I meant that I couldn't think of a way that the condition occurs but I say it with 100% assurance.

>     1) Can we prove that an exception never will occur?

No.

>     2) If an exception does occur, is it important that we do not go on with the removal from the text node?
...
> But more importantly, I think the answer to (2) is no. So it’s probably OK to keep running even if we do have an assertion.

I'm not sure I fully understand you but if we somehow fail to insert the node and remove the text, then we end up losing text.  So I think the answer to (2) is yes.

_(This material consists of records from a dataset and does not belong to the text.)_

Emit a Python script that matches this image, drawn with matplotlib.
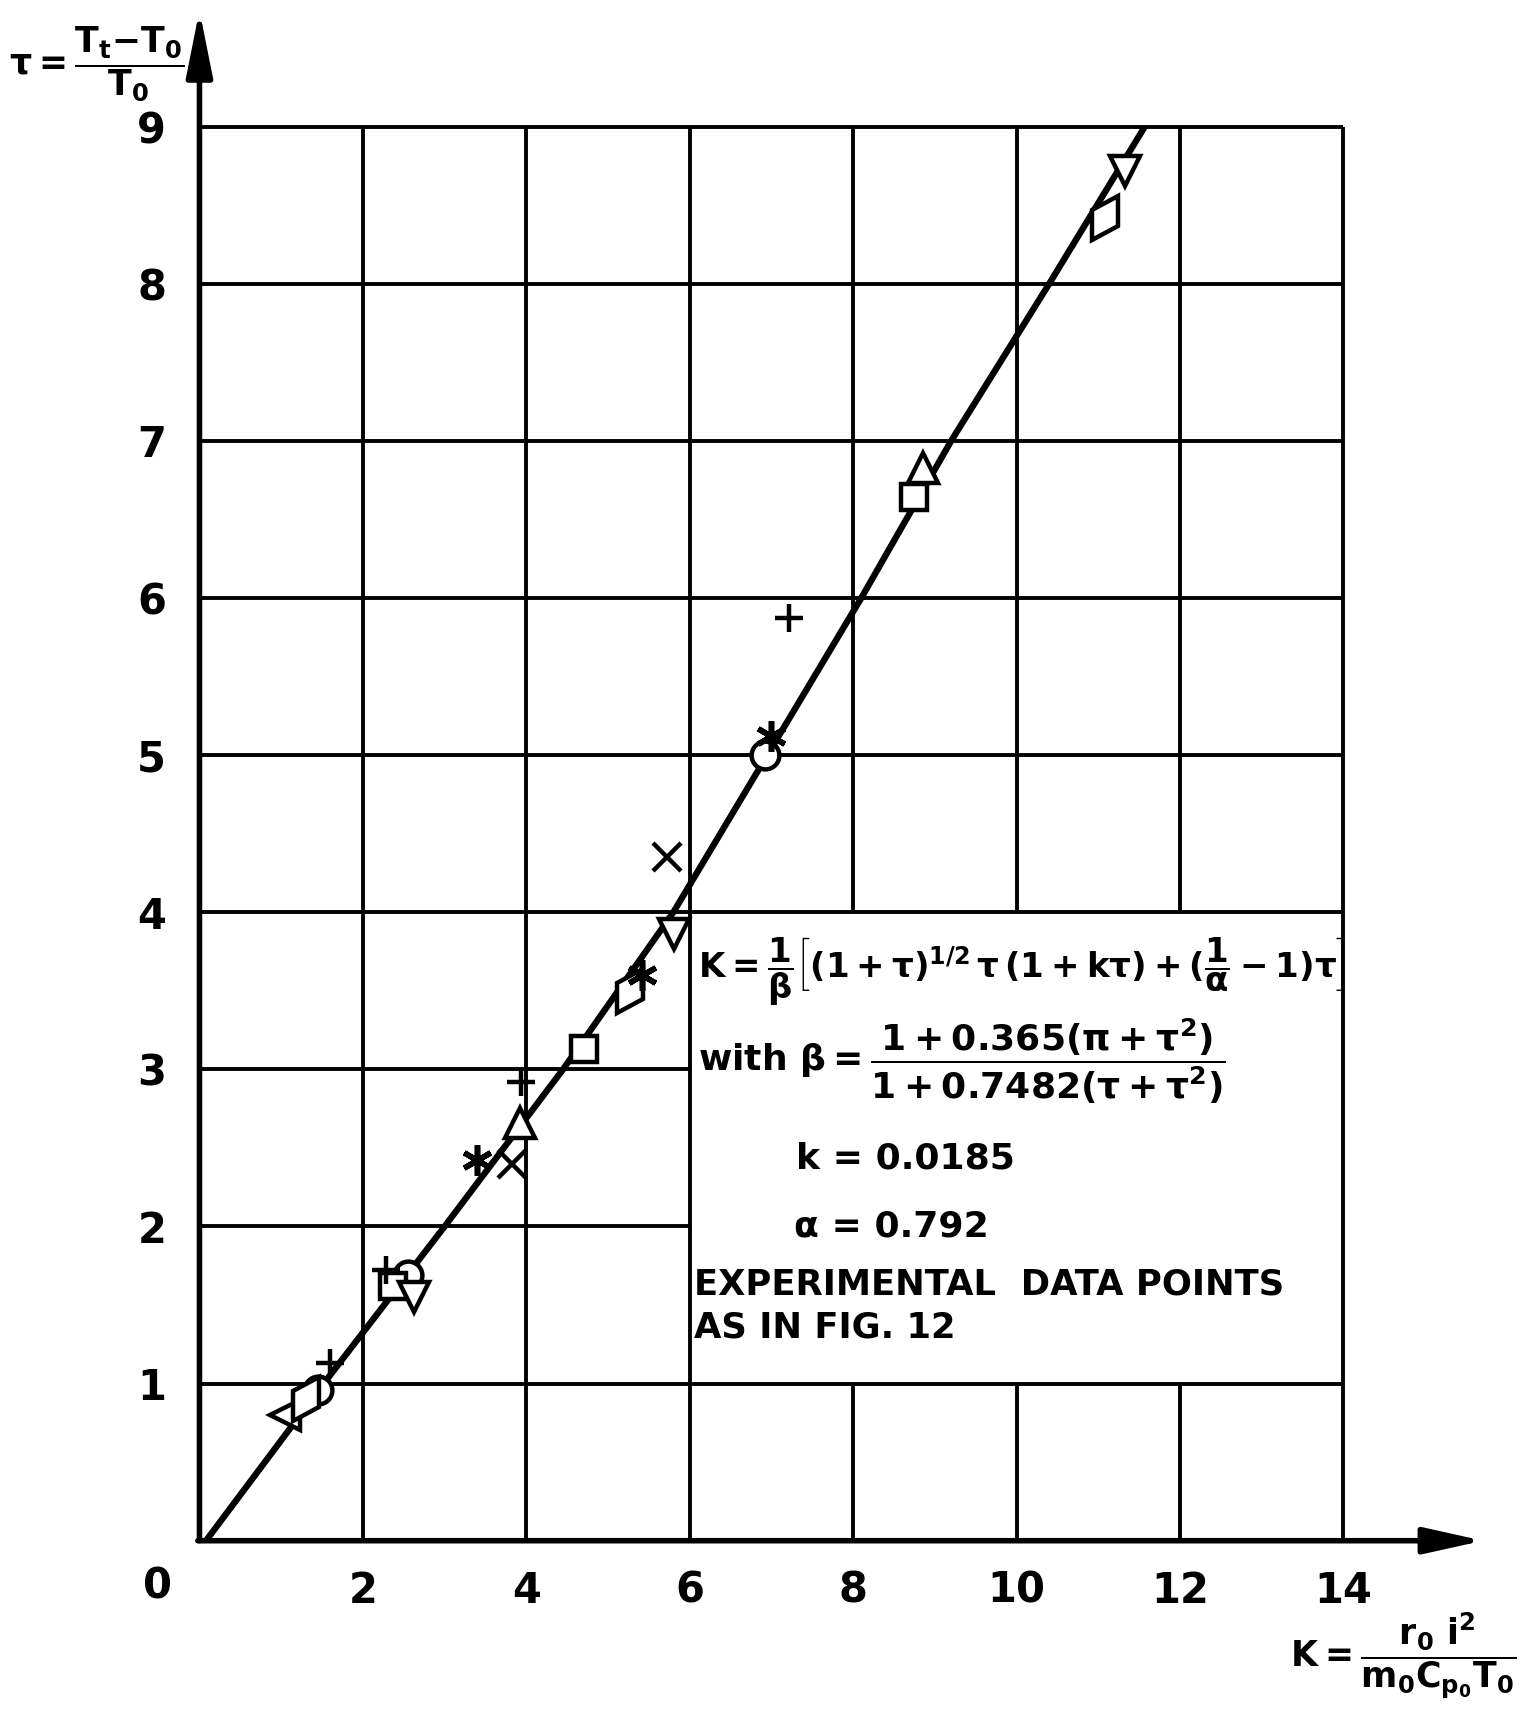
import numpy as np
import matplotlib
matplotlib.use("Agg")
import matplotlib.pyplot as plt
from matplotlib.markers import MarkerStyle
from matplotlib.transforms import Affine2D

plt.rcParams["font.family"] = ["DejaVu Sans"]
plt.rcParams["font.weight"] = "bold"
plt.rcParams["mathtext.fontset"] = "custom"
plt.rcParams["mathtext.rm"] = "DejaVu Sans:bold"
plt.rcParams["mathtext.it"] = "DejaVu Sans:bold:italic"
plt.rcParams["mathtext.bf"] = "DejaVu Sans:bold"
plt.rcParams["mathtext.sf"] = "DejaVu Sans:bold"
plt.rcParams["mathtext.default"] = "rm"

# curve: kappa at tau = 0..9
curve_tau = [0, 1, 2, 3, 4, 5, 6, 7, 8, 9]
curve_kappa = [0.08, 1.52, 3.0, 4.45, 5.8, 6.95, 8.1, 9.2, 10.4, 11.57]

# experimental points, grouped by symbol
circ_k = [1.45, 2.55, 6.92]
circ_t = [0.96, 1.69, 5.0]
sq_k = [2.37, 4.70, 8.75]
sq_t = [1.62, 3.13, 6.64]
triup_k = [3.92, 8.86]
triup_t = [2.66, 6.83]
tridn_k = [2.62, 5.81, 11.33]
tridn_t = [1.55, 3.86, 8.72]
trilt_k = [1.05]
trilt_t = [0.80]
dia_k = [1.30, 5.27, 11.08]
dia_t = [0.90, 3.50, 8.42]
ast_k = [3.40, 5.42, 7.0]
ast_t = [2.42, 3.60, 5.12]
cross_k = [3.82, 5.72]
cross_t = [2.40, 4.35]
plus_k = [1.60, 2.28, 3.93, 7.22]
plus_t = [1.13, 1.72, 2.92, 5.87]

x_ticks = [2, 4, 6, 8, 10, 12, 14]
y_ticks = [1, 2, 3, 4, 5, 6, 7, 8, 9]

fig = plt.figure(figsize=(15.32, 17.10), dpi=100)
ax = fig.add_axes([0.1302, 0.0990, 0.7467, 0.8270])
ax.set_xlim(0, 14)
ax.set_ylim(0, 9)
for s in ax.spines.values():
    s.set_visible(False)

# grid, left open where the formula panel sits (x 6..14, tau 1..4)
gl = dict(color="k", lw=2.8, zorder=1, solid_capstyle="butt", clip_on=False)
for xv in x_ticks:
    if 6 < xv < 14:
        ax.plot([xv, xv], [0, 1], **gl)
        ax.plot([xv, xv], [4, 9], **gl)
    else:
        ax.plot([xv, xv], [0, 9], **gl)
for yv in y_ticks:
    if 1 < yv < 4:
        ax.plot([0, 6], [yv, yv], **gl)
    else:
        ax.plot([0, 14], [yv, yv], **gl)

# axes with arrows
ax.annotate("", xy=(0, 9.74), xytext=(0, 0), annotation_clip=False,
            arrowprops=dict(arrowstyle="-|>,head_length=2.0,head_width=0.4", mutation_scale=20,
                            lw=4, color="k", shrinkA=0, shrinkB=0), zorder=3)
ax.annotate("", xy=(15.71, 0), xytext=(-0.02, 0), annotation_clip=False,
            arrowprops=dict(arrowstyle="-|>,head_length=1.8,head_width=0.4", mutation_scale=20,
                            lw=4, color="k", shrinkA=0, shrinkB=0), zorder=3)

ax.plot(curve_kappa, curve_tau, color="k", lw=4.6, zorder=4, solid_capstyle="round")

mk = dict(color="k", markerfacecolor="white", markeredgecolor="k", markeredgewidth=3.2, ls="none", zorder=5)
ax.plot(circ_k, circ_t, marker="o", markersize=20, **mk)
ax.plot(sq_k, sq_t, marker="s", markersize=19, **mk)
ax.plot(triup_k, triup_t, marker="^", markersize=21, **mk)
ax.plot(tridn_k, tridn_t, marker="v", markersize=21, **mk)
ax.plot(trilt_k, trilt_t, marker="<", markersize=21, **mk)
ax.plot(dia_k, dia_t, marker=MarkerStyle("d", transform=Affine2D().rotate_deg(-30)), markersize=26, **mk)
ax.plot(ast_k, ast_t, marker=(6, 2, 0), markersize=22, color="k", markeredgewidth=4, ls="none", zorder=5)
ax.plot(cross_k, cross_t, marker="x", markersize=20, **mk)
ax.plot(plus_k, plus_t, marker="+", markersize=20, **mk)

# tick labels
ax.set_xticks(x_ticks)
ax.set_xticklabels([str(v) for v in x_ticks], fontsize=30, fontweight="bold")
ax.set_yticks(y_ticks)
ax.set_yticklabels([str(v) for v in y_ticks], fontsize=30, fontweight="bold")
ax.tick_params(axis="both", length=0)
ax.tick_params(axis="x", pad=21)
ax.tick_params(axis="y", pad=24)
ax.text(-0.51, -0.29, "0", fontsize=30, fontweight="bold", ha="center", va="center")

# formula block
ax.text(6.1, 3.62, r"$K = \dfrac{1}{\beta}\left[(1+\tau)^{1/2}\,\tau\,(1+k\tau)+(\dfrac{1}{\alpha}-1)\tau\right]$",
        fontsize=24.5, ha="left", va="center", zorder=6)
ax.text(6.1, 3.05, r"with $\beta = \dfrac{1+0.365(\pi+\tau^2)}{1+0.7482(\tau+\tau^2)}$",
        fontsize=26, ha="left", va="center", zorder=6)
ax.text(7.3, 2.43, "k = 0.0185", fontsize=26, ha="left", va="center", zorder=6)
ax.text(7.27, 2.0, "α = 0.792", fontsize=26, ha="left", va="center", zorder=6)
ax.text(6.05, 1.63, "EXPERIMENTAL  DATA POINTS", fontsize=25.5, ha="left", va="center", zorder=6)
ax.text(6.05, 1.36, "AS IN FIG. 12", fontsize=25.5, ha="left", va="center", zorder=6)

# axis titles
fig.text(0.006, 0.963, r"$\tau = \dfrac{T_t{-}T_0}{T_0}$", fontsize=25, ha="left", va="center")
fig.text(0.842, 0.032, r"$K = \dfrac{r_0\ i^2}{m_0 C_{p_0} T_0}$", fontsize=25, ha="left", va="center")

fig.savefig("out.png", dpi=100)
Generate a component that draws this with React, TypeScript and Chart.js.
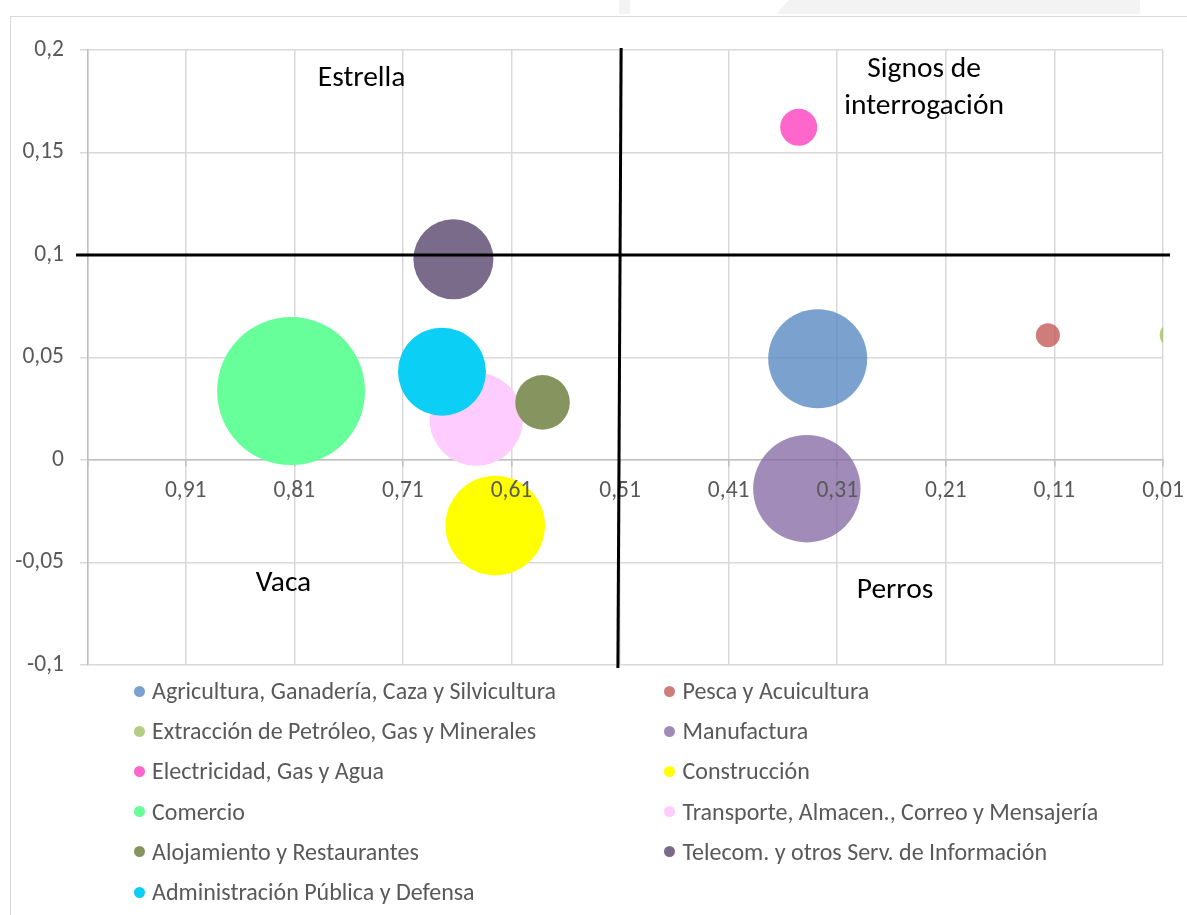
import React, { useEffect, useRef } from 'react';
import { Chart, registerables } from 'chart.js';

Chart.register(...registerables);

// ---------- data ----------
const SECTORS = [
  'Agricultura, Ganadería, Caza y Silvicultura',
  'Pesca y Acuicultura',
  'Extracción de Petróleo, Gas y Minerales',
  'Manufactura',
  'Electricidad, Gas y Agua',
  'Construcción',
  'Comercio',
  'Transporte, Almacen., Correo y Mensajería',
  'Alojamiento y Restaurantes',
  'Telecom. y otros Serv. de Información',
  'Administración Pública y Defensa',
];
const X_VALUES = [0.328, 0.116, 0.002, 0.338, 0.3455, 0.625, 0.813, 0.6425, 0.5814, 0.6635, 0.674];
const Y_VALUES = [0.0494, 0.0608, 0.061, -0.014, 0.1623, -0.032, 0.0336, 0.0199, 0.0281, 0.0979, 0.0431];
const BUBBLE_SIZES = [49.5, 12, 12, 53.7, 18.5, 49.8, 74, 46.6, 27.3, 40, 44];

const X_TICKS = [0.01, 0.11, 0.21, 0.31, 0.41, 0.51, 0.61, 0.71, 0.81, 0.91, 1.0];
const Y_TICKS = [-0.1, -0.05, 0, 0.05, 0.1, 0.15, 0.2];
const X_DIVIDER = 0.51;
const Y_DIVIDER = 0.1;
const QUADRANT_LABELS = ['Estrella', 'Signos de', 'interrogación', 'Vaca', 'Perros'];

// ---------- styles ----------
const COLORS = [
  'rgba(79,129,189,0.75)',
  'rgba(192,80,77,0.75)',
  'rgba(155,187,89,0.75)',
  'rgba(128,100,162,0.75)',
  '#ff66cc',
  '#ffff00',
  '#66ff99',
  '#ffccff',
  '#86955f',
  '#7a6b8a',
  '#0ccff5',
];
const FONT = 'Carlito, Lato, sans-serif';
const GRID = '#d9d9d9';
const AXIS = '#bfbfbf';
const TEXT = '#595959';
const WATERMARK = '#f3f3f3';

const fmt = (v: number) => {
  const r = Math.round(v * 100) / 100;
  return String(r).replace('.', ',');
};

const overlayPlugin = {
  id: 'overlay',
  afterDraw(chart: any) {
    const { ctx, chartArea, scales } = chart;
    const x = scales.x;
    const y = scales.y;
    ctx.save();
    ctx.strokeStyle = '#000';
    ctx.lineWidth = 3;
    const yh = y.getPixelForValue(Y_DIVIDER);
    ctx.beginPath();
    ctx.moveTo(chartArea.left - 12, yh);
    ctx.lineTo(chartArea.right + 7, yh);
    ctx.stroke();
    ctx.beginPath();
    ctx.moveTo(x.getPixelForValue(X_DIVIDER - 0.001), chartArea.top - 2);
    ctx.lineTo(x.getPixelForValue(X_DIVIDER + 0.002), chartArea.bottom + 3);
    ctx.stroke();

    ctx.fillStyle = '#000';
    ctx.font = `29.5px ${FONT}`;
    ctx.textAlign = 'center';
    ctx.textBaseline = 'middle';
    const put = (t: string, vx: number, vy: number) =>
      ctx.fillText(t, x.getPixelForValue(vx), y.getPixelForValue(vy));
    put(QUADRANT_LABELS[0], 0.748, 0.1859);
    put(QUADRANT_LABELS[1], 0.23, 0.1902);
    put(QUADRANT_LABELS[2], 0.23, 0.1722);
    put(QUADRANT_LABELS[3], 0.82, -0.0605);
    put(QUADRANT_LABELS[4], 0.2568, -0.0639);
    ctx.restore();
  },
};

const zeroPadding = (s: any) => {
  s.paddingLeft = 0;
  s.paddingRight = 0;
  s.paddingTop = 0;
  s.paddingBottom = 0;
};

export default function App() {
  const ref = useRef<HTMLCanvasElement | null>(null);

  useEffect(() => {
    if (!ref.current) return;
    const chart = new Chart(ref.current, {
      type: 'bubble',
      data: {
        datasets: SECTORS.map((name, i) => ({
          label: name,
          data: [{ x: X_VALUES[i], y: Y_VALUES[i], r: BUBBLE_SIZES[i] }],
          backgroundColor: COLORS[i],
          borderWidth: 0,
          order: -i,
          clip: 0,
        })),
      },
      options: {
        responsive: false,
        animation: false,
        events: [],
        layout: { autoPadding: false, padding: { left: 10, right: 24, top: 50, bottom: 250 } },
        plugins: { legend: { display: false }, tooltip: { enabled: false } },
        scales: {
          x: {
            type: 'linear',
            reverse: true,
            min: 0.01,
            max: 1.0,
            position: { y: 0 } as any,
            afterBuildTicks: (s: any) => {
              s.ticks = X_TICKS.map((value) => ({ value }));
            },
            afterFit: zeroPadding,
            grid: { color: GRID, lineWidth: 1.5, tickLength: 6, tickColor: AXIS },
            border: { color: AXIS, width: 1.5 },
            ticks: {
              z: 1,
              color: TEXT,
              padding: 11,
              maxRotation: 0,
              autoSkip: false,
              font: { family: FONT, size: 23.5 },
              callback: (v: any) => (Number(v) >= 1 ? '' : Number(v).toFixed(2).replace('.', ',')),
            },
          },
          y: {
            type: 'linear',
            min: -0.1,
            max: 0.2,
            afterBuildTicks: (s: any) => {
              s.ticks = Y_TICKS.map((value) => ({ value }));
            },
            afterFit: (s: any) => {
              s.width = 78;
              zeroPadding(s);
            },
            grid: { color: GRID, lineWidth: 1.5, tickLength: 8 },
            border: { color: AXIS, width: 1.5 },
            ticks: {
              color: TEXT,
              padding: 16,
              font: { family: FONT, size: 23.5 },
              callback: (v: any) => fmt(Number(v)),
            },
          },
        },
      },
      plugins: [overlayPlugin],
    });
    return () => chart.destroy();
  }, []);

  return (
    <div
      style={{
        position: 'absolute',
        left: 0,
        top: 0,
        width: 1187,
        height: 915,
        background: '#fff',
        overflow: 'hidden',
        fontFamily: FONT,
      }}
    >
      {/* faint page watermark band above the chart frame */}
      <div style={{ position: 'absolute', left: 619, top: 0, width: 11, height: 14, background: WATERMARK }} />
      <div
        style={{
          position: 'absolute',
          left: 776,
          top: 0,
          width: 364,
          height: 14,
          background: WATERMARK,
          clipPath: 'polygon(13px 0, 100% 0, 100% 100%, 0 100%)',
        }}
      />
      <div
        style={{
          position: 'absolute',
          left: 10,
          top: 16,
          width: 1200,
          height: 1000,
          borderTop: '1.5px solid #d9d9d9',
          borderLeft: '1.5px solid #d9d9d9',
        }}
      />
      <canvas
        ref={ref}
        width={1187}
        height={915}
        style={{ position: 'absolute', left: 0, top: 0, width: 1187, height: 915 }}
      />
      {SECTORS.map((name, i) => {
        const col = i % 2;
        const row = Math.floor(i / 2);
        const cy = 691 + row * 40.2;
        return (
          <div
            key={name}
            style={{
              position: 'absolute',
              left: col === 0 ? 133.5 : 664,
              top: cy - 15,
              height: 30,
              display: 'flex',
              alignItems: 'center',
              whiteSpace: 'nowrap',
              color: TEXT,
              fontSize: 24,
              lineHeight: '30px',
            }}
          >
            <span
              style={{
                display: 'inline-block',
                width: 11,
                height: 11,
                borderRadius: '50%',
                background: COLORS[i],
                marginRight: 7.5,
                flex: 'none',
              }}
            />
            <span>{name}</span>
          </div>
        );
      })}
    </div>
  );
}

> It goes against good programming practice to assert something that probably won’t happen. We should assert only things we know won’t happen. Assertions are not for wishful thinking.

I agree.

> So on balance, I’d suggest removing the assertion, but I don’t really care if we add back code to exit when we get an exception. And I stand by my review+ so you are also welcome to land the patch as-is.

I'll add back the bail out since that was the original code to begin with.

Thank you again for the detailed reviews.
Comment 17 WebKit Review Bot 2010-07-26 01:40:13 PDT
http://trac.webkit.org/changeset/64034 might have broken Qt Linux Release
Comment 18 Ryosuke Niwa 2010-07-26 02:03:43 PDT
Landed as http://trac.webkit.org/changeset/64034.

I don't think the test failure on Qt platform is caused by this patch but will check back tomorrow morning.